Parents who want to keep their children off ritalin should try feeding them the old fashioned way, a Tel Aviv University team says

Illustrative photo of a mother breast-feeding her baby. (photo credit: CC BY-A Mothering Touch/Flickr)
Illustrative photo of a mother breast-feeding her baby. (photo credit: CC BY-A Mothering Touch/Flickr)

Breastfeeding could reduce the chances that children contract ADHD, a new Tel Aviv University study suggests. With Attention Deficit/Hyperactivity Disorder now the most commonly diagnosed neurobehavioral disorder in children and adolescents and parents seeking alternatives to ritalin, the study could prompt parents to dispense with bottles and formula and feed their kids the old-fashioned way.

A study led by Dr. Aviva Mimouni-Bloch of Tel Aviv University’s Sackler Faculty of Medicine, who is also head of the Child Neurodevelopmental Center in Loewenstein Hospital, focused on the breastfeeding habits of parents of three groups of children: a group that had been diagnosed with ADHD; siblings of those diagnosed with ADHD; and a control group of children without ADHD and lacking any genetic ties to the disorder. The study established a clear connection between bottle-feeding and ADHD development; children who were bottle-fed at three months of age were found to be three times more likely to have ADHD than those who were breastfed during the same period.

The study compared the breastfeeding histories of children ages six to twelve who were admitted for other reasons to Schneider’s Children Medical Center in Petah Tikva. Parents of the children were asked to fill in detailed questionnaires on how they fed their infants, and asked about other factors that could have had an impact on the development of ADHD, such as marital status, parents’ education level, problems during pregnancy such as hypertension or diabetes, birth weight of the child, and genetic links to ADHD.

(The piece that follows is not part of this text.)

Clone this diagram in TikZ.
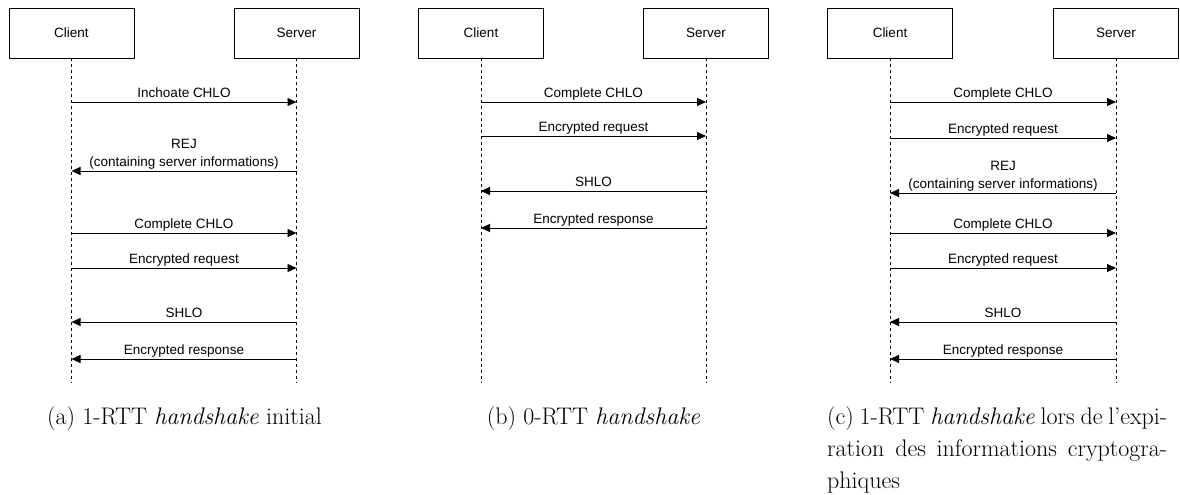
\documentclass[tikz,border=0pt]{standalone}
\usepackage{fontspec}
\newfontfamily\lblfont{Liberation Sans}
\usetikzlibrary{arrows.meta}

\begin{document}
\begin{tikzpicture}[x=1pt,y=-1pt]
\useasboundingbox (0,0) rectangle (1180,495);
% actor boxes
\begin{scope}[every node/.style={rectangle,draw,line width=0.9pt,minimum width=125pt,minimum height=50pt,
              font=\lblfont\fontsize{13.5}{16}\selectfont}]
  \node (clA) at (71.5,33) {Client};
    \node (srvA) at (296.5,33) {Server};
  \node (clB) at (481,33) {Client};
    \node (srvB) at (706,33) {Server};
  \node (clC) at (890,33) {Client};
    \node (srvC) at (1116,33) {Server};
\end{scope}

% lifelines
\begin{scope}[line width=0.9pt, dash pattern=on 3pt off 3pt]
  \foreach \n in {clA,srvA,clB,srvB,clC,srvC}
    \draw (\n) -- (\n |- 0,383);
\end{scope}

% messages
\begin{scope}[>={Triangle[length=9pt,width=8pt]},
              every node/.style={font=\lblfont\fontsize{13.5}{17.5}\selectfont,align=center,anchor=base,yshift=5pt},
              every edge/.style={draw=black, line width=0.9pt}]
    \path[->] (clA |- 0,102) edge node {Inchoate CHLO} (srvA |- 0,102);
    \path[->] (srvA |- 0,171) edge node {REJ\\(containing server informations)} (clA |- 0,171);
    \path[->] (clA |- 0,233) edge node {Complete CHLO} (srvA |- 0,233);
    \path[->] (clA |- 0,268) edge node {Encrypted request} (srvA |- 0,268);
    \path[->] (srvA |- 0,322) edge node {SHLO} (clA |- 0,322);
    \path[->] (srvA |- 0,359) edge node {Encrypted response} (clA |- 0,359);

    \path[->] (clB |- 0,102) edge node {Complete CHLO} (srvB |- 0,102);
    \path[->] (clB |- 0,136) edge node {Encrypted request} (srvB |- 0,136);
    \path[->] (srvB |- 0,191) edge node {SHLO} (clB |- 0,191);
    \path[->] (srvB |- 0,228) edge node {Encrypted response} (clB |- 0,228);

    \path[->] (clC |- 0,102) edge node {Complete CHLO} (srvC |- 0,102);
    \path[->] (clC |- 0,138) edge node {Encrypted request} (srvC |- 0,138);
    \path[->] (srvC |- 0,193) edge node {REJ\\(containing server informations)} (clC |- 0,193);
    \path[->] (clC |- 0,233) edge node {Complete CHLO} (srvC |- 0,233);
    \path[->] (clC |- 0,268) edge node {Encrypted request} (srvC |- 0,268);
    \path[->] (srvC |- 0,322) edge node {SHLO} (clC |- 0,322);
    \path[->] (srvC |- 0,359) edge node {Encrypted response} (clC |- 0,359);
\end{scope}

% sub-captions
\begin{scope}[every node/.style={font=\fontsize{24}{32}\selectfont,inner sep=0pt}]
  \node[anchor=base] (capA) at (184.5,424) {(a) 1-RTT \emph{handshake} initial};
  \node[anchor=base] (capB) at (593.5,424) {(b) 0-RTT \emph{handshake}};
  \node[anchor=base west,text width=340pt,align=justify] (capC) at (827,424)
    {(c) 1-RTT \emph{handshake} lors de l'expi-\linebreak ration des informations cryptogra-\linebreak phiques};
\end{scope}
\end{tikzpicture}
\end{document}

Taking all risk factors into account, researchers found that children with ADHD were far less likely to be breastfed in their first year of life than the children in the other groups. At three months, only 43% of children in the ADHD group were breastfed, compared to 69% of the sibling group and 73% of the control group. At six months, 29% of the ADHD group was breastfed, compared to 50% of the sibling group and 57% of the control group.

The TAU study joins others conducted by researchers at other institutions that indicate other breastfeeding health benefits. A recent study by Dr Agnes Sonnenschein-van der Voort of the Erasmus Medical Center in The Netherlands showed that breastfed babies had fewer chest and ear infections that required medical attention, lower rates of constipation, lower likelihood of developing asthma, eczema, and Type-II diabetes later in life, and less diarrhea and vomiting in infants.

Mimouni-Bloch said that her team has not yet figured out why breastfeeding has an impact on the future development of ADHD. Among the possibilities is a quality of the breast milk itself, or the bond formed between mother and baby during breastfeeding. Mimouni-Bloch hopes to conduct a further study on breastfeeding and ADHD, examining children who are at high risk for ADHD from birth and following up in six-month intervals until six years of age, to obtain more data on the phenomenon, she said.